XAI human-in-the-loop information extraction framework

Project description

POTATO: exPlainable infOrmation exTrAcTion framewOrk

POTATO is a human-in-the-loop XAI framework for extracting and evaluating interpretable graph features for any classification problem

Built systems

To get started with rule-systems we provide rule-based features prebuilt with POTATO on different datasets (e.g. our paper Offensive text detection on English Twitter with deep learning models and rule-based systems for the HASOC2021 shared task). If you are interested in that, you can go under features/ for more info!

Install and Quick Start

Setup

The tool is heavily dependent upon the tuw-nlp repository.
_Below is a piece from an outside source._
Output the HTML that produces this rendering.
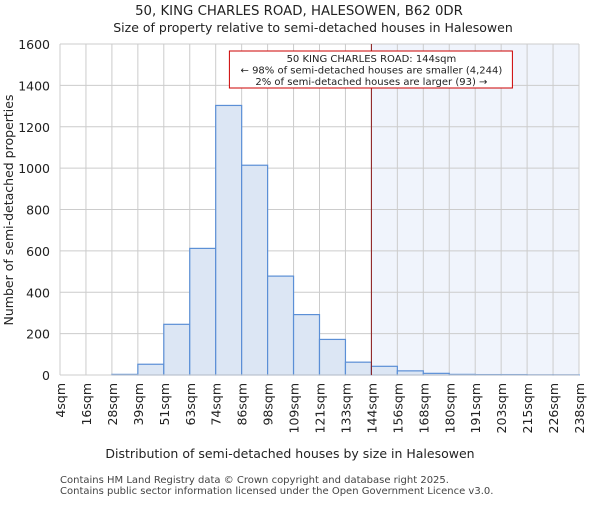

You can install tuw-nlp with pip:

pip install tuw-nlp

Then follow the instructions to setup the package.

Then install POTATO from pip:

pip install xpotato

Or you can install it from source:

pip install -e .

Usage

First import packages from potato:

from xpotato.dataset.dataset import Dataset
from xpotato.models.trainer import GraphTrainer

Initialize the dataset you want to classify:

sentences = [("fuck absolutely everything about today.", "HOF"),
            ("I just made food and I'm making myself sick to my stomach. Lol, wtf is this shit", "HOF"),
            ("RT [USER]: America is the most fucked up country [URL]", "HOF"),
            ("you'd be blind to not see the heart eyes i have for you.", "NOT"),
            ("It's hard for me to give a fuck now", "HOF"),
            ("tell me everything", "NOT"),
            ("Bitch YES [URL]", "HOF"),
            ("Eight people a minute....", "NOT"),
            ("RT [USER]: im not fine, i need you", "NOT"),
            ("Holy shit.. 3 months and I'll be in Italy", "HOF"),
            ("Now I do what I want 🤪", "NOT"),
            ("[USER] you'd immediately stop", "NOT"),
            ("Just... shut the fuck up", "HOF"),
            ("RT [USER]: ohhhh shit a [USER] [URL]", "HOF"),
            ("all i want is for yara to survive tonight", "NOT"),
            ("fuck them", "HOF")]

Initialize the dataset and also provide a label encoding. Then parse the sentences into graphs. Currently we provide three types of graphs: ud, fourlang, amr.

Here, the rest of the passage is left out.